**Request:**
Transcribe word for word only the span whose first line is the one with "Give me the TikZ source for this diagram." and whose last line is the one with "(0,0) rectangle (724,459);"; both of those lines belong to it.

** START OF Supplied entries **

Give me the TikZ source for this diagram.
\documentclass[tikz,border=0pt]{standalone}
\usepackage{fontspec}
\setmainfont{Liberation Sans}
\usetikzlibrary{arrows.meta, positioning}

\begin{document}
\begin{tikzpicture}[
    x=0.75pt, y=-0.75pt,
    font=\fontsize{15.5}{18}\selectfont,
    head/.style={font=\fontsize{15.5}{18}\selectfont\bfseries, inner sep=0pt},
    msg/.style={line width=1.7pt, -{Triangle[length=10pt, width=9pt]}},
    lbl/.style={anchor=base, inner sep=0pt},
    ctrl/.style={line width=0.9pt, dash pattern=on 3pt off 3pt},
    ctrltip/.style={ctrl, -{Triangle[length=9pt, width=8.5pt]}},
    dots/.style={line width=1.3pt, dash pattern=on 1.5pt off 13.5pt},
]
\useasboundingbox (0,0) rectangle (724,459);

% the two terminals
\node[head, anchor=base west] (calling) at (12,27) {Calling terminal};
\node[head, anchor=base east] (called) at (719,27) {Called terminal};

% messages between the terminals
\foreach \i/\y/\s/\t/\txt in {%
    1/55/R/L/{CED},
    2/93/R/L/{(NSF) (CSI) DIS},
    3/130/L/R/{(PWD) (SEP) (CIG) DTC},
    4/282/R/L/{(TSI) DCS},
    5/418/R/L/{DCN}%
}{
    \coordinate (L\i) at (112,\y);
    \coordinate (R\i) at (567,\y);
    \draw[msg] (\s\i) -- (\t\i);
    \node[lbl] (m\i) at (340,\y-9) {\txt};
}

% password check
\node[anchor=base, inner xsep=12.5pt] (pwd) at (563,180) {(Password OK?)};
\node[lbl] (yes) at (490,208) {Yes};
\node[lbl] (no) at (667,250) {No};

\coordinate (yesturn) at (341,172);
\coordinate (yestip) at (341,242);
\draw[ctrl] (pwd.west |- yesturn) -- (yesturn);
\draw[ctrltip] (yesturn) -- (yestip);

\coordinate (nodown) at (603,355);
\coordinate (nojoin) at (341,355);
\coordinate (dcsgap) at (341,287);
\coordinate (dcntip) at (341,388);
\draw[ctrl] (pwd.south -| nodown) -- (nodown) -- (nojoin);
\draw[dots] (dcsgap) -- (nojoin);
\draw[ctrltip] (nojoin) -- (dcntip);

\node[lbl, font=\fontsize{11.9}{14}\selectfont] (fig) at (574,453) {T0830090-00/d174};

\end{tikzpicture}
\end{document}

** END OF Supplied entries **
** START OF Supplied entries **

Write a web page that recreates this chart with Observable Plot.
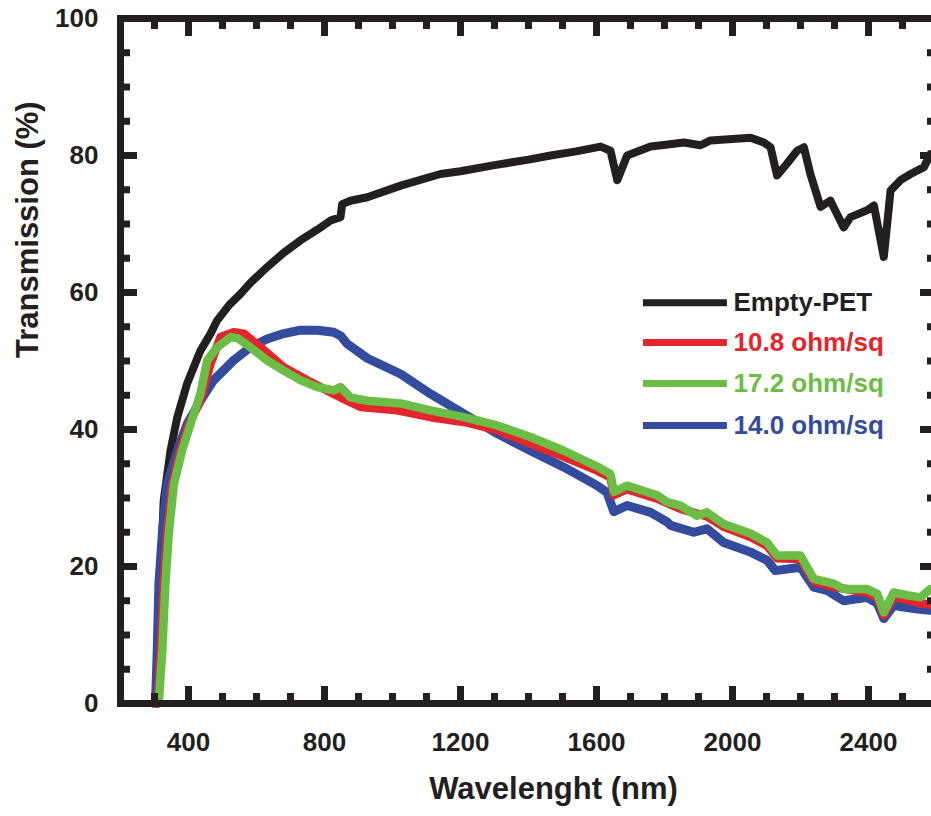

** END OF Supplied entries **
** START OF Supplied entries **

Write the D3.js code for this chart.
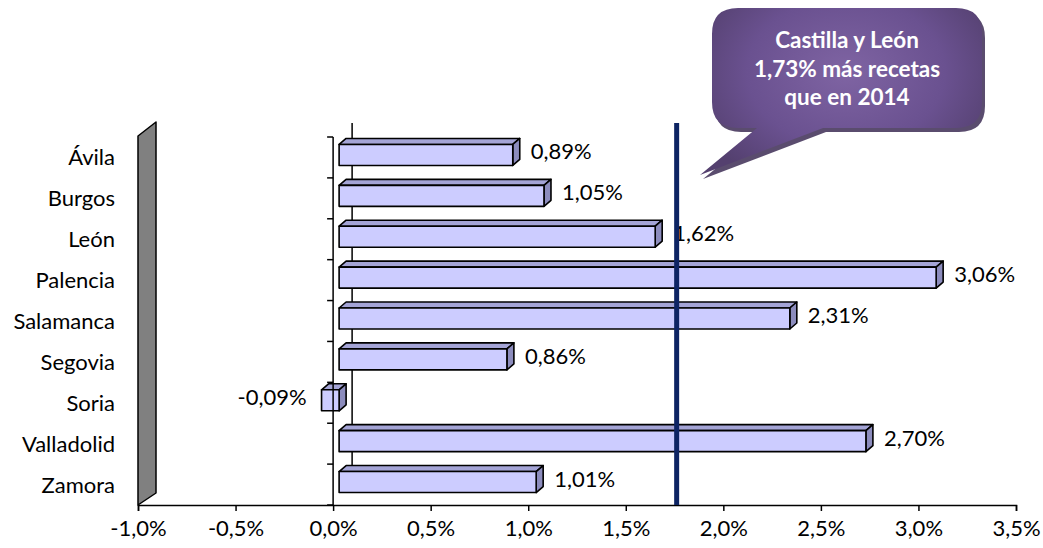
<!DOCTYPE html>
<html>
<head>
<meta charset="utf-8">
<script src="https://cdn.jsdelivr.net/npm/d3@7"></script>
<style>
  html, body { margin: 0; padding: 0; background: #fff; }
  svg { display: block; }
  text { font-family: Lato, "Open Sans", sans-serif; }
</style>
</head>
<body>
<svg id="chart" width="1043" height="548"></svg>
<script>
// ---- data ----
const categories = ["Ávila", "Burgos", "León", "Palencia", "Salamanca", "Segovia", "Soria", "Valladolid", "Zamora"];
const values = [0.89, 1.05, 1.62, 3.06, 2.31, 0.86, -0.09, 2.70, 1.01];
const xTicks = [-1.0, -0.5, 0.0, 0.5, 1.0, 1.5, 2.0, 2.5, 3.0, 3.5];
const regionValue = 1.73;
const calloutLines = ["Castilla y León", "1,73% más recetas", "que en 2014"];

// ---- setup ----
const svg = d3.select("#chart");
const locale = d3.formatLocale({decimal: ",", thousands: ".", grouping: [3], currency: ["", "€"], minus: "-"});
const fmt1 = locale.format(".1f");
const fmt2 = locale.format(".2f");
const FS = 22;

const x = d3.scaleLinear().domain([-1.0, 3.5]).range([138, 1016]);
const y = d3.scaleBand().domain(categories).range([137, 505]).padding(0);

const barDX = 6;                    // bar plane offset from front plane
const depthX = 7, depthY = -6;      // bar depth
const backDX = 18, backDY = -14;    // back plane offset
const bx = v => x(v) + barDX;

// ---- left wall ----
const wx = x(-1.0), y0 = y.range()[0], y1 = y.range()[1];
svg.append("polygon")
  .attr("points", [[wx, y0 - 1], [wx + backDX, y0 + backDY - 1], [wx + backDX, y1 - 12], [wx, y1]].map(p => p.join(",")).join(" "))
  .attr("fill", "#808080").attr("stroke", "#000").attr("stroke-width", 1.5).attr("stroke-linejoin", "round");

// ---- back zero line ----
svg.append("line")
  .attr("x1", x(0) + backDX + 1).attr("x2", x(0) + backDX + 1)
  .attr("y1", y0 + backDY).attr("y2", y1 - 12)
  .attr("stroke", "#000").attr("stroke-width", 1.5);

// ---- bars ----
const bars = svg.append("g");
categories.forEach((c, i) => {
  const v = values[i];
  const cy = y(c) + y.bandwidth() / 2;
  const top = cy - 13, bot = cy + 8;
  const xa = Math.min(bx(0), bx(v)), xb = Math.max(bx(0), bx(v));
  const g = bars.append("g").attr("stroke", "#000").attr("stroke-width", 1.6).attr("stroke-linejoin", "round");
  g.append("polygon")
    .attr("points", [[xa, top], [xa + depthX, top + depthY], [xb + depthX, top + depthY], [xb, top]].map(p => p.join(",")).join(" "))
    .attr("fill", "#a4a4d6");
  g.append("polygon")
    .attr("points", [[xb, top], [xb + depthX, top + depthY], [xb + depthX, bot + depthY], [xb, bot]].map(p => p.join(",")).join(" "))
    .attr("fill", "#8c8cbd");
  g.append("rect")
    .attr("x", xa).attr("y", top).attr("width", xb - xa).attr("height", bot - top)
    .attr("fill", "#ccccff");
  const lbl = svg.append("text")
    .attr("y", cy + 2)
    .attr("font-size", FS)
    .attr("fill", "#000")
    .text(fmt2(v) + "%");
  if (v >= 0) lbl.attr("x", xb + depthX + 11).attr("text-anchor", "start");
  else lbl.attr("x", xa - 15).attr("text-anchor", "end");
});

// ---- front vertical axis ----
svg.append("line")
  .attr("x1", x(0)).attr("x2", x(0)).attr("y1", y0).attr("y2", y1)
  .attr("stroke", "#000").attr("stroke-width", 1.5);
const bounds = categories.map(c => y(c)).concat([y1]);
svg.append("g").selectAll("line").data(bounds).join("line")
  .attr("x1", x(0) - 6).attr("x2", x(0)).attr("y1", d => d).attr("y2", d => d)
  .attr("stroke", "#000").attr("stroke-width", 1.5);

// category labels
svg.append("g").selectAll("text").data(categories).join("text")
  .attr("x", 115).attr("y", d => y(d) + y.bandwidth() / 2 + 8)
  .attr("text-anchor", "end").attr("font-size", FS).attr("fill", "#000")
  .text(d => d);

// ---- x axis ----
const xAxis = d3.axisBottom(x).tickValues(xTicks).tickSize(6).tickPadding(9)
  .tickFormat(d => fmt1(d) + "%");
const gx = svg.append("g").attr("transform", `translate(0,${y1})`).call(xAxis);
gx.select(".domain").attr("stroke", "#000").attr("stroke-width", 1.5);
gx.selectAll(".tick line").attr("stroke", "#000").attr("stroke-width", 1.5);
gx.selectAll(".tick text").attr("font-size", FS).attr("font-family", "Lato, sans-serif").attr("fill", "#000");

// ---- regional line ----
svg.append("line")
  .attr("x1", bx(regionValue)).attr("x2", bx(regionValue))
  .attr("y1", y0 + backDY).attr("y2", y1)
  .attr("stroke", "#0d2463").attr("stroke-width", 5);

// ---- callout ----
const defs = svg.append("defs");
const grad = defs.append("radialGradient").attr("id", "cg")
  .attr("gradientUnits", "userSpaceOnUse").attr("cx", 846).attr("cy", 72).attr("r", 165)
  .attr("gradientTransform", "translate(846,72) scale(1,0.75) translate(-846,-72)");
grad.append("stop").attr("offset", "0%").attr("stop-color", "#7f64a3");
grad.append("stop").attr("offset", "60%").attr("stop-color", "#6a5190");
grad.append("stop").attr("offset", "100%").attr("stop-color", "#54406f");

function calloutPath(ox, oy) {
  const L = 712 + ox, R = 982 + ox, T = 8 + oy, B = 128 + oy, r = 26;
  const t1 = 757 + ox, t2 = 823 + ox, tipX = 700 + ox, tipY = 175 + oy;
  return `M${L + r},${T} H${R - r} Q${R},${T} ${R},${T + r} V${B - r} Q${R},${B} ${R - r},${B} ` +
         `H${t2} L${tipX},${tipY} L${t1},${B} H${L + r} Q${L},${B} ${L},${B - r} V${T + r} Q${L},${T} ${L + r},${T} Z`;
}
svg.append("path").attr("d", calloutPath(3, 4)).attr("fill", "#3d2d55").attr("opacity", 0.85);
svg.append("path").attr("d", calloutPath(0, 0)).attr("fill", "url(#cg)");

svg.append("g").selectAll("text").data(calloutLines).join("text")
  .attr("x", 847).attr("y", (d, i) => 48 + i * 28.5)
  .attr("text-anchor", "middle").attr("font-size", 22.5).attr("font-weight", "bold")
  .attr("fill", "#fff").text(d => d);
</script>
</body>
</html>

** END OF Supplied entries **

**Right answer:**
Give me the TikZ source for this diagram.
\documentclass[tikz,border=0pt]{standalone}
\usepackage{fontspec}
\setmainfont{Liberation Sans}
\usetikzlibrary{arrows.meta, positioning}

\begin{document}
\begin{tikzpicture}[
    x=0.75pt, y=-0.75pt,
    font=\fontsize{15.5}{18}\selectfont,
    head/.style={font=\fontsize{15.5}{18}\selectfont\bfseries, inner sep=0pt},
    msg/.style={line width=1.7pt, -{Triangle[length=10pt, width=9pt]}},
    lbl/.style={anchor=base, inner sep=0pt},
    ctrl/.style={line width=0.9pt, dash pattern=on 3pt off 3pt},
    ctrltip/.style={ctrl, -{Triangle[length=9pt, width=8.5pt]}},
    dots/.style={line width=1.3pt, dash pattern=on 1.5pt off 13.5pt},
]
\useasboundingbox (0,0) rectangle (724,459);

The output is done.